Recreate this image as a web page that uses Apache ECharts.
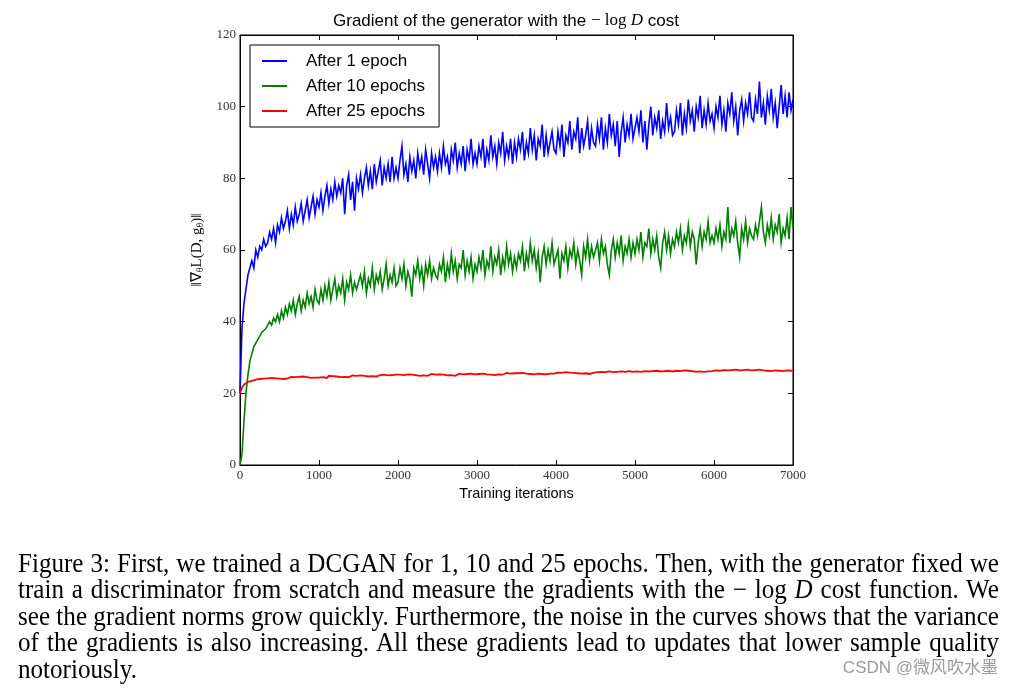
<!DOCTYPE html>
<html>
<head>
<meta charset="utf-8">
<script src="https://cdn.jsdelivr.net/npm/echarts@6/dist/echarts.min.js"></script>
<style>
  html, body { margin:0; padding:0; background:#fff; }
  #chart { position:absolute; left:0; top:0; width:1013px; height:688px; }
  .cap { position:absolute; left:18px; font-family:"Liberation Serif","Times New Roman",serif; font-size:27px; line-height:26.5px; color:#000; transform-origin:0 0; }
</style>
</head>
<body>
<div id="chart"></div>
<div id="caption"></div>
<script>
// ---------------- data ----------------
const seriesNames = ['After 1 epoch', 'After 10 epochs', 'After 25 epochs'];
const iterStep = 25; // sampling interval of the recorded curves (iterations)
const xTicks = [0, 1000, 2000, 3000, 4000, 5000, 6000, 7000];
const yTicks = [0, 20, 40, 60, 80, 100, 120];

const epoch1 = [
  20,38,45,49,53,53,57,55,60,58,61,60,63,61,62,65,63,66,62,67,
  65,69,66,68,71,66,70,67,72,68,70,73,68,71,74,69,72,75,70,74,
  72,76,71,75,78,73,77,74,79,75,78,76,80,70,78,81,74,79,71,80,
  77,81,76,80,83,78,82,77,84,79,82,85,78,83,80,84,79,86,80,83,
  80,85,89,81,84,79,86,82,85,80,87,83,86,81,88,84,80,87,83,86,
  82,87,83,89,84,86,81,88,85,90,83,87,84,89,82,88,85,91,84,87,
  84,89,86,91,83,88,85,92,86,89,84,90,87,93,85,89,86,91,84,90,
  86,91,88,93,85,90,87,94,88,92,85,91,89,95,86,92,87,90,93,88,
  87,93,89,95,86,92,90,96,88,93,91,97,87,94,89,92,96,88,94,90,
  89,95,91,97,88,94,90,98,92,95,89,96,86,93,97,90,95,92,98,91,
  91,97,93,99,90,96,88,95,100,92,97,94,99,91,96,93,101,94,97,92,
  93,99,95,101,92,98,94,102,96,99,93,100,97,103,94,99,95,101,96,98,
  94,100,97,103,95,99,93,101,98,104,96,100,92,99,102,96,101,98,104,97,
  96,102,98,107,97,101,95,103,99,105,97,101,94,100,106,98,103,97,104,99,
  102
];
const epoch10 = [
  0,3,12,20,25,29,31,33,34,35,35,37,37,38,38,40,39,41,40,42,
  40,43,41,44,42,45,43,46,42,45,47,43,46,44,48,45,47,44,49,46,
  45,49,46,50,47,51,46,49,52,47,50,48,52,46,51,49,53,48,51,49,
  49,53,50,54,48,52,50,55,49,53,51,54,49,52,56,50,53,51,55,50,
  51,55,52,56,50,54,52,47,55,53,57,52,55,50,56,53,57,52,55,53,
  52,56,54,58,51,56,53,59,54,57,52,56,55,60,53,57,54,58,52,56,
  54,58,55,60,53,57,55,61,54,58,56,60,53,58,55,61,56,59,54,58,
  55,59,57,61,54,59,56,62,57,60,55,59,51,58,61,56,60,57,62,56,
  56,60,52,59,57,61,55,60,58,62,56,60,57,53,61,58,63,57,61,58,
  58,62,57,63,59,61,56,53,60,63,58,62,59,64,57,61,59,63,58,62,
  59,63,60,65,58,62,61,66,59,63,60,64,58,55,62,65,60,64,59,63,
  61,65,62,66,60,64,62,67,61,65,63,56,62,66,61,65,63,68,62,64,
  62,66,63,67,61,65,63,72,62,66,64,68,62,58,66,63,68,62,66,64,
  63,67,64,68,72,65,62,67,64,69,63,67,65,70,62,66,64,69,63,72,
  66
];
const epoch25 = [
  20,21.6,22.4,22.9,23.2,23.4,23.5,23.7,23.8,23.7,24,23.8,24.1,23.9,24.2,24,24.3,24.1,24.2,24.4,
  24.1,24.4,24,24.5,24.2,24.3,24.6,24.1,24.5,24.3,24.6,24.2,24.7,24.4,24.5,24.8,24.3,24.6,24.4,24.7,
  24.4,24.8,24.5,24.7,24.3,24.9,24.6,24.8,24.4,24.7,25,24.5,24.8,24.6,24.9,24.5,24.8,25,24.6,24.9,
  24.7,25,24.6,24.9,25.1,24.7,25,24.8,25.2,24.7,24.9,25.1,24.8,25.2,24.9,25,24.7,25.1,24.9,25.2,
  24.8,25.2,24.9,25.1,24.7,25.3,25,25.2,24.8,25.1,25.3,24.9,25.2,25,25.3,24.9,25.1,25.4,25,25.2,
  25,25.3,24.9,25.2,25.4,25,25.3,25.1,25.4,24.9,25.2,25.5,25.1,25.3,25,25.4,25.2,25.5,25.1,25.3,
  25.1,25.4,25.2,25.5,25,25.3,25.6,25.2,25.4,25.1,25.5,25.3,25.6,25.2,25.4,25.7,25.3,25.5,25.2,25.6,
  25.3,25.6,25.4,25.7,25.2,25.5,25.8,25.4,25.6,25.3,25.7,25.5,25.8,25.4,25.6,25.3,25.7,25.5,25.9,25.5,
  25.4,25.8,25.5,25.7,25.3,25.9,25.6,25.8,25.4,25.7,26,25.6,25.8,25.5,25.9,25.6,25.8,25.4,25.9,25.7,
  25.5,25.9,25.6,26,25.7,25.9,25.5,26.1,25.8,25.9,25.6,26,25.8,26.1,25.7,26,25.8,26.2,25.7,26,
  25.7,26.1,25.8,26,25.7,26.2,25.9,26.1,25.8,26.2,25.9,26.3,25.8,26.1,25.9,26.2,26,26.3,25.9,26.1,
  25.9,26.3,26,26.2,25.9,26.4,26.1,26.3,25.9,26.2,26.4,26,26.3,26.1,26.4,26,26.3,26.1,26.5,26.2,
  26,26.4,26.1,26.3,26,26.5,26.2,26.4,26.1,26.5,26.2,26.6,26.1,26.4,26.2,26.5,26.3,26.6,26.2,26.4,
  26.1,26.5,26.3,26.6,26.2,26.4,26.7,26.3,26.5,26.2,26.6,26.4,26.7,26.3,26.5,26.2,26.6,26.4,26.7,26.3,
  26.5
];
const seriesColors = ['#0000ff', '#008000', '#ff0000'];
const seriesWidths = [1.6, 1.6, 1.8];

const captionLines = [
  'Figure 3: First, we trained a DCGAN for 1, 10 and 25 epochs. Then, with the generator fixed we',
  'train a discriminator from scratch and measure the gradients with the \u2212 log <i>D</i> cost function. We',
  'see the gradient norms grow quickly. Furthermore, the noise in the curves shows that the variance',
  'of the gradients is also increasing. All these gradients lead to updates that lower sample quality',
  'notoriously.'
];

// ---------------- chart ----------------
const toPairs = arr => arr.map((v, i) => [i * iterStep, v]);
const chart = echarts.init(document.getElementById('chart'), null, { renderer: 'canvas' });

const axisCommon = {
  type: 'value',
  axisLine: { show: true, onZero: false, lineStyle: { color: '#000', width: 1 } },
  axisTick: { show: true, inside: true, length: 5, lineStyle: { color: '#000', width: 1 } },
  splitLine: { show: false }
};
const tickLabel = { fontFamily: 'Liberation Serif', fontSize: 13, color: '#333', showMinLabel: true, showMaxLabel: true,
  formatter: v => String(v) };

const option = {
  animation: false,
  backgroundColor: '#fff',
  title: {
    text: '{a|Gradient of the generator with the }{m|\u2212 log }{i|D}{a| cost}',
    left: 333, top: 11, padding: 0,
    textStyle: {
      fontWeight: 'normal',
      rich: {
        a: { fontFamily: 'Liberation Sans', fontSize: 17, fontWeight: 'normal', color: '#000', lineHeight: 20 },
        m: { fontFamily: 'Liberation Serif', fontSize: 17, fontWeight: 'normal', color: '#000', lineHeight: 20 },
        i: { fontFamily: 'Liberation Serif', fontSize: 17, fontWeight: 'normal', fontStyle: 'italic', color: '#000', lineHeight: 20 }
      }
    }
  },
  legend: {
    orient: 'vertical', left: 250, top: 45,
    padding: [6, 14, 6, 12],
    itemGap: 5, itemWidth: 25, itemHeight: 2, icon: 'rect',
    borderColor: '#000', borderWidth: 1, borderRadius: 0, backgroundColor: '#fff',
    textStyle: { fontFamily: 'Liberation Sans', fontSize: 17, color: '#000', lineHeight: 20, padding: [0, 0, 0, 14] },
    data: seriesNames
  },
  grid: { left: 240, right: 220, top: 35, bottom: 223, show: true, borderColor: '#000', borderWidth: 1, backgroundColor: '#fff' },
  xAxis: [
    Object.assign({}, axisCommon, {
      position: 'bottom', min: xTicks[0], max: xTicks[xTicks.length - 1], interval: xTicks[1] - xTicks[0],
      axisLabel: Object.assign({ margin: 4 }, tickLabel),
      name: 'Training iterations', nameLocation: 'middle', nameGap: 17,
      nameTextStyle: { fontFamily: 'Liberation Sans', fontSize: 14.5, color: '#000' }
    }),
    Object.assign({}, axisCommon, {
      position: 'top', min: xTicks[0], max: xTicks[xTicks.length - 1], interval: xTicks[1] - xTicks[0],
      axisLabel: { show: false }
    })
  ],
  yAxis: [
    Object.assign({}, axisCommon, {
      position: 'left', min: yTicks[0], max: yTicks[yTicks.length - 1], interval: yTicks[1] - yTicks[0],
      axisLabel: Object.assign({ margin: 4 }, tickLabel),
      name: '{n|\u2016\u2207}{s|\u03b8}{n|L(D, g}{s|\u03b8}{n|)\u2016}',
      nameLocation: 'middle', nameRotate: 90, nameGap: 34,
      nameTextStyle: {
        rich: {
          n: { fontFamily: 'Liberation Serif', fontSize: 15, color: '#000', lineHeight: 18 },
          s: { fontFamily: 'Liberation Serif', fontSize: 10, color: '#000', lineHeight: 10, verticalAlign: 'bottom' }
        }
      }
    }),
    Object.assign({}, axisCommon, {
      position: 'right', min: yTicks[0], max: yTicks[yTicks.length - 1], interval: yTicks[1] - yTicks[0],
      axisLabel: { show: false }
    })
  ],
  series: [epoch1, epoch10, epoch25].map((arr, k) => ({
    name: seriesNames[k],
    type: 'line',
    xAxisIndex: 0, yAxisIndex: 0,
    data: toPairs(arr),
    showSymbol: false, symbol: 'none',
    color: seriesColors[k],
    lineStyle: { color: seriesColors[k], width: seriesWidths[k], join: 'miter' },
    itemStyle: { color: seriesColors[k] },
    emphasis: { disabled: true },
    z: 2 + k
  })),
  graphic: [{
    type: 'text', right: 15, top: 660,
    style: { text: 'CSDN @\u5fae\u98ce\u5439\u6c34\u58a8', fill: '#9a9a9a', font: '17px "Liberation Sans", "Noto Sans CJK SC", sans-serif' }
  }]
};
chart.setOption(option);

// ---------------- caption (justified paragraph) ----------------
const capHost = document.getElementById('caption');
const capWidth = 980, capTop = 549.6, capLead = 26.5;
const measures = captionLines.map(t => {
  const s = document.createElement('span');
  s.className = 'cap'; s.style.whiteSpace = 'nowrap'; s.style.visibility = 'hidden';
  s.innerHTML = t; capHost.appendChild(s);
  const w = s.getBoundingClientRect().width; capHost.removeChild(s); return w;
});
let scale = 1;
for (let i = 0; i < captionLines.length - 1; i++) scale = Math.min(scale, capWidth / measures[i]);
captionLines.forEach((t, i) => {
  const d = document.createElement('div');
  d.className = 'cap';
  d.style.top = (capTop + i * capLead) + 'px';
  d.style.transform = 'scaleX(' + scale + ')';
  if (i < captionLines.length - 1) {
    d.style.width = (capWidth / scale + 1) + 'px';
    d.style.textAlign = 'justify';
    d.style.textAlignLast = 'justify';
  } else {
    d.style.whiteSpace = 'nowrap';
  }
  d.innerHTML = t;
  capHost.appendChild(d);
});
</script>
</body>
</html>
------------------------------
Objective: Up to and including the line containing "const yTicks = [0, 20, 40, 60, 80, 100, 120];", repeat every line from the start of the data, but none of the pictures.

Full answer:
Recreate this image as a web page that uses Apache ECharts.
<!DOCTYPE html>
<html>
<head>
<meta charset="utf-8">
<script src="https://cdn.jsdelivr.net/npm/echarts@6/dist/echarts.min.js"></script>
<style>
  html, body { margin:0; padding:0; background:#fff; }
  #chart { position:absolute; left:0; top:0; width:1013px; height:688px; }
  .cap { position:absolute; left:18px; font-family:"Liberation Serif","Times New Roman",serif; font-size:27px; line-height:26.5px; color:#000; transform-origin:0 0; }
</style>
</head>
<body>
<div id="chart"></div>
<div id="caption"></div>
<script>
// ---------------- data ----------------
const seriesNames = ['After 1 epoch', 'After 10 epochs', 'After 25 epochs'];
const iterStep = 25; // sampling interval of the recorded curves (iterations)
const xTicks = [0, 1000, 2000, 3000, 4000, 5000, 6000, 7000];
const yTicks = [0, 20, 40, 60, 80, 100, 120];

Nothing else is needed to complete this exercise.